Am 29. März 1945 hatte die Roten Armee bei Klostermarienberg (Burgenland) die österreichische Grenze überschritten und stieß rasch weiter vor. In Wien wurde am 1. April der Straßenbahnbetrieb eingestellt, die Gas-, Wasser- und Stromversorgung sowie die Versorgung der Bevölkerung mit Nahrungsmitteln waren kaum noch aufrecht zu halten.
Unter dem Decknamen “Operation Radetzky” wurde Anfang April 1945 Szokolls Plan zur kampflosen Übergabe der Stadt ausgeführt. Dazu war es nötig, die für den Raum Wien zuständige sowjetische Armeeführung zu kontaktieren. Oberfeldwebel Ferdinand Käs und sein Chauffeur Johann Reif machten sich mit einem fingierten Marschbefehl in Szokolls Dienstwagen zum russischen Oberkommando auf den Weg.
Käs erreichte schließlich das sowjetische Kommando in Hochwolkersdorf und konnte die friedliche Übergabe Wiens vereinbaren. Käs erläuterte die Verteidigungspläne der deutschen Truppen im Raum Wien und man handelte einen Plan aus für das Zusammenspiel zwischen Einheiten der österreichischen Widerstandsbewegung und der vorrückenden sowjetischen Armee. Der strategische Grundgedanke war, dass Wien nicht in einem Frontalangriff von Süden, sondern nach einer Umgehung von Westen und Norden besetzt werden sollte. Währenddessen sollte man mit Leuchtsignalen den Beginn der aktiven Widerstandsaktionen in Wien mit dem Vordringen der Roten Armee koordinieren.

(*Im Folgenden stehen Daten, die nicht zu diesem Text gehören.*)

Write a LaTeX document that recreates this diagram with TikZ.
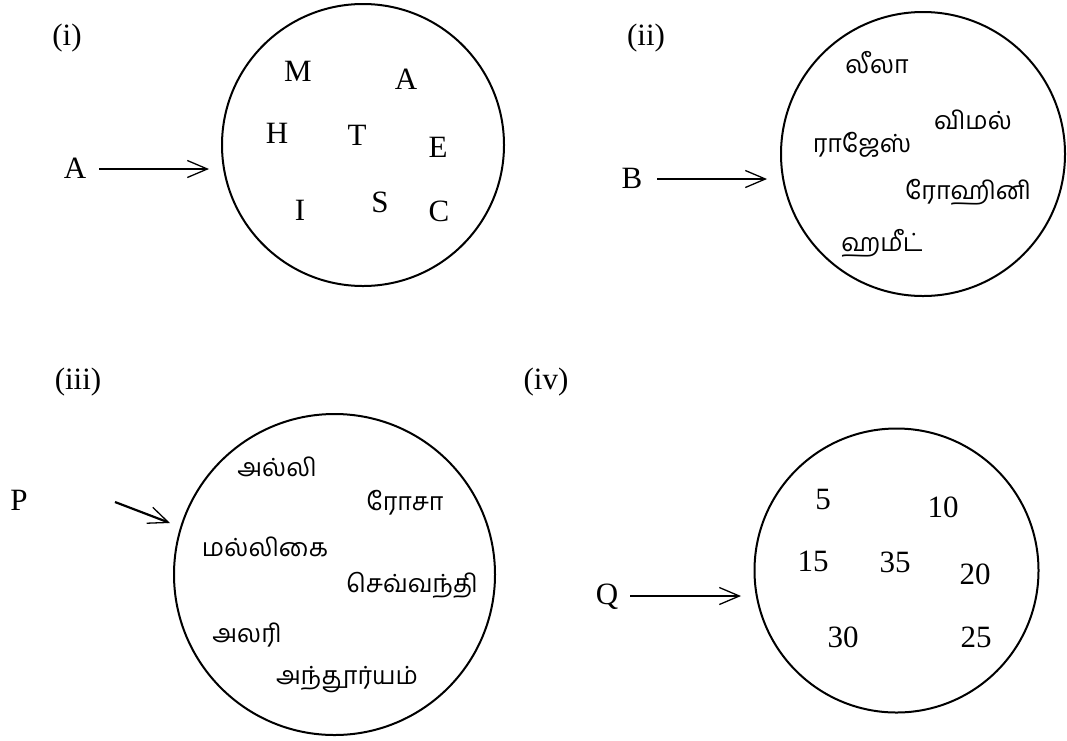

Im Gegenzug erhielt Käs die Zusage, dass die angloamerikanischen Luftangriffe auf Wien eingestellt würden – ab 4. April 1945 gab es tatsächlich keine Bombardierungen mehr – und dass die Versorgung der Wiener Bevölkerung mit Hochquellenwasser gewährleistet bleibe.
Am 3 April kehrten Käs und Reif zurück nach Wien. Zusammen mit Szokoll wurde begonnen, die Pläne für die Übergabe umzusetzen. Doch die Operation scheiterte am Verrat einiger Eingeweihter, die Szokolls Pläne an die Wehrmacht verrieten. Major Karl Biedermann, Hauptmann Alfred Huth und Oberleutnant Rudolf Raschke wurden von einem SS-Standgericht noch am 8. April 1945 gehenkt. Szokoll selbst konnte fliehen und der Roten Armee das Scheitern der Operation mitteilen.
Obwohl die friedliche Übergabe nicht mehr zustande kam, verhinderte der Plan Szokolls doch das Schlimmste. Der Sieg der Sowjets wurde durch die Vorbereitungen, die er und seine Partner bereits unternommen hatten, erleichtert und die Kriegshandlungen so verkürzt. Obwohl es teilweise gelang, die geplanten Zerstörungen in der Stadt zu verhindern, und die "Westumfassung" erfolgreich verlief, dauerten die Kampfhandlungen dennoch bis zum 13. April. Dabei verloren etwa 19.000 deutsche und 18.000 sowjetische Soldaten ihr Leben.
In einem deutschsprachigen Kommentar von Radio Moskau hieß es aber: „Die Bevölkerung Wiens und anderer Teile Österreichs hat der Roten Armee Unterstützung gewährt und die Deutschen daran gehindert, die Kämpfe zum Stehen zu bringen ... Sie haben die Ehre der österreichischen Nation gerettet.“
Eine Tafel am Floridsdorfer Spitz erinnert seit 1964 an die Hinrichtung der drei Widerstandskämpfer. 1967 wurde die "Kaiser-Franz-Joseph-Kaserne" im 14. Wiener Gemeindebezirk Penzing in "Biedermann-Huth-Raschke-Kaserne" umbenannt. Im 21. Bezirk Floridsdorf wurden die Karl-Biedermann-Gasse, die Ferdinand-Käs-Gasse, die Rudolf-Raschke-Gasse und die Alfred-Huth-Gasse nach den Beteiligten an der "Operation Radetzky“ benannt.